**What to produce**
Below is a listing to write out in full, exactly as given, without its pictures.

**Data section**
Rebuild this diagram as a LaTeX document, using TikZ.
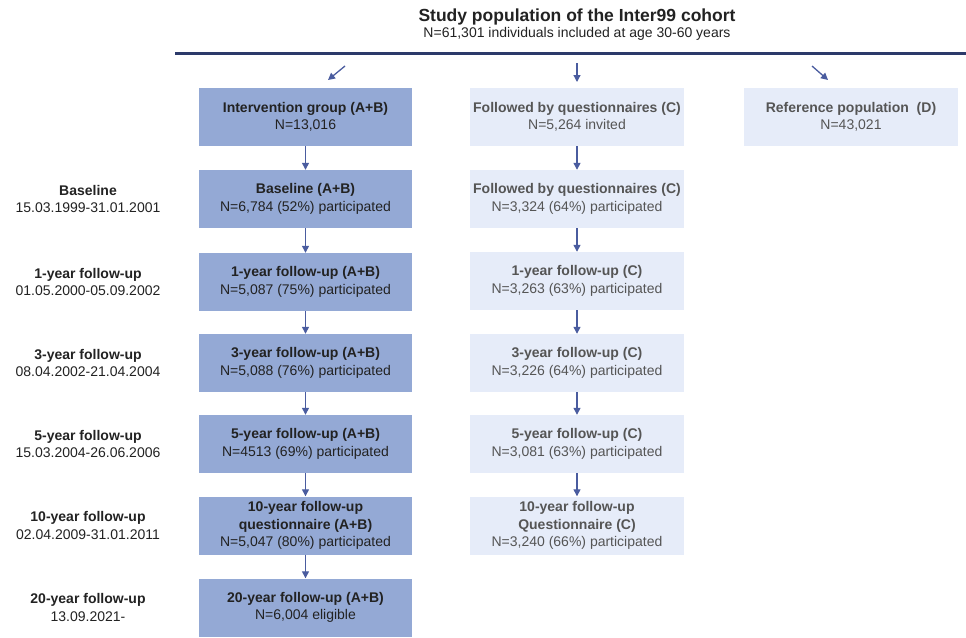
\documentclass[tikz,border=0pt]{standalone}
\usepackage{fontspec}
\setmainfont{Liberation Sans}
\usetikzlibrary{arrows.meta,positioning}
\definecolor{abfill}{HTML}{94A9D5}
\definecolor{cfill}{HTML}{E6ECF9}
\definecolor{navy}{HTML}{2C3A6A}
\definecolor{arrowblue}{HTML}{4A5C9F}
\definecolor{ink}{HTML}{222222}
\definecolor{muted}{HTML}{555555}

\begin{document}
\begin{tikzpicture}[x=1pt,y=-1pt,font=\fontsize{14}{17.5}\selectfont,>={Triangle[length=7pt,width=7pt]},
abbox/.style={fill=abfill,text=ink,minimum width=213pt,minimum height=58pt,align=center,inner sep=0pt},
cbox/.style={fill=cfill,text=muted,minimum width=214pt,minimum height=58pt,align=center,inner sep=0pt},
phase/.style={text=ink,align=center},
flow/.style={->,arrowblue,line width=1.3pt}]
  \useasboundingbox (0,0) rectangle (966,637);
  % header
  \node[ink,font=\fontsize{17.5}{20}\selectfont\bfseries] (title) at (577,17) {Study population of the Inter99 cohort};
  \node[ink,font=\fontsize{14}{16}\selectfont] (subtitle) at (577,34) {N=61,301 individuals included at age 30-60 years};
  \draw[navy,line width=3pt] (175,53) -- (966,53);
  \coordinate (fromab) at (345,66);
  \coordinate (fromc) at (577,63);
  \coordinate (fromd) at (812,66);
  % intervention group
  \node[abbox] (ab0) at (305.5,117) {\textbf{Intervention group (A+B)}\\N=13,016};
  \node[abbox] (ab1) at (305.5,199) {\textbf{Baseline (A+B)}\\N=6,784 (52\%) participated};
  \node[abbox] (ab2) at (305.5,282) {\textbf{1-year follow-up (A+B)}\\N=5,087 (75\%) participated};
  \node[abbox] (ab3) at (305.5,363) {\textbf{3-year follow-up (A+B)}\\N=5,088 (76\%) participated};
  \node[abbox] (ab5) at (305.5,444) {\textbf{5-year follow-up (A+B)}\\N=4513 (69\%) participated};
  \node[abbox] (ab10) at (305.5,525.5) {\textbf{10-year follow-up}\\\textbf{questionnaire (A+B)}\\N=5,047 (80\%) participated};
  \node[abbox] (ab20) at (305.5,607.5) {\textbf{20-year follow-up (A+B)}\\N=6,004 eligible};
  % questionnaire group
  \node[cbox] (c0) at (577,117) {\textbf{Followed by questionnaires (C)}\\N=5,264 invited};
  \node[cbox] (c1) at (577,199) {\textbf{Followed by questionnaires (C)}\\N=3,324 (64\%) participated};
  \node[cbox] (c2) at (577,281) {\textbf{1-year follow-up (C)}\\N=3,263 (63\%) participated};
  \node[cbox] (c3) at (577,363) {\textbf{3-year follow-up (C)}\\N=3,226 (64\%) participated};
  \node[cbox] (c5) at (577,444) {\textbf{5-year follow-up (C)}\\N=3,081 (63\%) participated};
  \node[cbox] (c10) at (577,525.5) {\textbf{10-year follow-up}\\\textbf{Questionnaire (C)}\\N=3,240 (66\%) participated};
  % reference population
  \node[cbox] (refpop) at (851,117) {\textbf{Reference population\ \ (D)}\\N=43,021};
  % time points
  \node[phase] (tbase) at (88,199) {\textbf{Baseline}\\15.03.1999-31.01.2001};
  \node[phase] (t1) at (88,282) {\textbf{1-year follow-up}\\01.05.2000-05.09.2002};
  \node[phase] (t3) at (88,363) {\textbf{3-year follow-up}\\08.04.2002-21.04.2004};
  \node[phase] (t5) at (88,444) {\textbf{5-year follow-up}\\15.03.2004-26.06.2006};
  \node[phase] (t10) at (88,525.5) {\textbf{10-year follow-up}\\02.04.2009-31.01.2011};
  \node[phase] (t20) at (88,607.5) {\textbf{20-year follow-up}\\13.09.2021-};
  % arrows
  \draw[flow] (fromab) -- (328,80);
  \draw[flow] (fromc) -- (577,82);
  \draw[flow] (fromd) -- (828,80);
  \draw[flow] (ab0) -- (ab1);
  \draw[flow] (ab1) -- (ab2);
  \draw[flow] (ab2) -- (ab3);
  \draw[flow] (ab3) -- (ab5);
  \draw[flow] (ab5) -- (ab10);
  \draw[flow] (ab10) -- (ab20);
  \draw[flow] (c0) -- (c1);
  \draw[flow] (c1) -- (c2);
  \draw[flow] (c2) -- (c3);
  \draw[flow] (c3) -- (c5);
  \draw[flow] (c5) -- (c10);
\end{tikzpicture}
\end{document}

**Completed task**
Rebuild this diagram as a LaTeX document, using TikZ.
\documentclass[tikz,border=0pt]{standalone}
\usepackage{fontspec}
\setmainfont{Liberation Sans}
\usetikzlibrary{arrows.meta,positioning}
\definecolor{abfill}{HTML}{94A9D5}
\definecolor{cfill}{HTML}{E6ECF9}
\definecolor{navy}{HTML}{2C3A6A}
\definecolor{arrowblue}{HTML}{4A5C9F}
\definecolor{ink}{HTML}{222222}
\definecolor{muted}{HTML}{555555}

\begin{document}
\begin{tikzpicture}[x=1pt,y=-1pt,font=\fontsize{14}{17.5}\selectfont,>={Triangle[length=7pt,width=7pt]},
abbox/.style={fill=abfill,text=ink,minimum width=213pt,minimum height=58pt,align=center,inner sep=0pt},
cbox/.style={fill=cfill,text=muted,minimum width=214pt,minimum height=58pt,align=center,inner sep=0pt},
phase/.style={text=ink,align=center},
flow/.style={->,arrowblue,line width=1.3pt}]
  \useasboundingbox (0,0) rectangle (966,637);
  % header
  \node[ink,font=\fontsize{17.5}{20}\selectfont\bfseries] (title) at (577,17) {Study population of the Inter99 cohort};
  \node[ink,font=\fontsize{14}{16}\selectfont] (subtitle) at (577,34) {N=61,301 individuals included at age 30-60 years};
  \draw[navy,line width=3pt] (175,53) -- (966,53);
  \coordinate (fromab) at (345,66);
  \coordinate (fromc) at (577,63);
  \coordinate (fromd) at (812,66);
  % intervention group
  \node[abbox] (ab0) at (305.5,117) {\textbf{Intervention group (A+B)}\\N=13,016};
  \node[abbox] (ab1) at (305.5,199) {\textbf{Baseline (A+B)}\\N=6,784 (52\%) participated};
  \node[abbox] (ab2) at (305.5,282) {\textbf{1-year follow-up (A+B)}\\N=5,087 (75\%) participated};
  \node[abbox] (ab3) at (305.5,363) {\textbf{3-year follow-up (A+B)}\\N=5,088 (76\%) participated};
  \node[abbox] (ab5) at (305.5,444) {\textbf{5-year follow-up (A+B)}\\N=4513 (69\%) participated};
  \node[abbox] (ab10) at (305.5,525.5) {\textbf{10-year follow-up}\\\textbf{questionnaire (A+B)}\\N=5,047 (80\%) participated};
  \node[abbox] (ab20) at (305.5,607.5) {\textbf{20-year follow-up (A+B)}\\N=6,004 eligible};
  % questionnaire group
  \node[cbox] (c0) at (577,117) {\textbf{Followed by questionnaires (C)}\\N=5,264 invited};
  \node[cbox] (c1) at (577,199) {\textbf{Followed by questionnaires (C)}\\N=3,324 (64\%) participated};
  \node[cbox] (c2) at (577,281) {\textbf{1-year follow-up (C)}\\N=3,263 (63\%) participated};
  \node[cbox] (c3) at (577,363) {\textbf{3-year follow-up (C)}\\N=3,226 (64\%) participated};
  \node[cbox] (c5) at (577,444) {\textbf{5-year follow-up (C)}\\N=3,081 (63\%) participated};
  \node[cbox] (c10) at (577,525.5) {\textbf{10-year follow-up}\\\textbf{Questionnaire (C)}\\N=3,240 (66\%) participated};
  % reference population
  \node[cbox] (refpop) at (851,117) {\textbf{Reference population\ \ (D)}\\N=43,021};
  % time points
  \node[phase] (tbase) at (88,199) {\textbf{Baseline}\\15.03.1999-31.01.2001};
  \node[phase] (t1) at (88,282) {\textbf{1-year follow-up}\\01.05.2000-05.09.2002};
  \node[phase] (t3) at (88,363) {\textbf{3-year follow-up}\\08.04.2002-21.04.2004};
  \node[phase] (t5) at (88,444) {\textbf{5-year follow-up}\\15.03.2004-26.06.2006};
  \node[phase] (t10) at (88,525.5) {\textbf{10-year follow-up}\\02.04.2009-31.01.2011};
  \node[phase] (t20) at (88,607.5) {\textbf{20-year follow-up}\\13.09.2021-};
  % arrows
  \draw[flow] (fromab) -- (328,80);
  \draw[flow] (fromc) -- (577,82);
  \draw[flow] (fromd) -- (828,80);
  \draw[flow] (ab0) -- (ab1);
  \draw[flow] (ab1) -- (ab2);
  \draw[flow] (ab2) -- (ab3);
  \draw[flow] (ab3) -- (ab5);
  \draw[flow] (ab5) -- (ab10);
  \draw[flow] (ab10) -- (ab20);
  \draw[flow] (c0) -- (c1);
  \draw[flow] (c1) -- (c2);
  \draw[flow] (c2) -- (c3);
  \draw[flow] (c3) -- (c5);
  \draw[flow] (c5) -- (c10);
\end{tikzpicture}
\end{document}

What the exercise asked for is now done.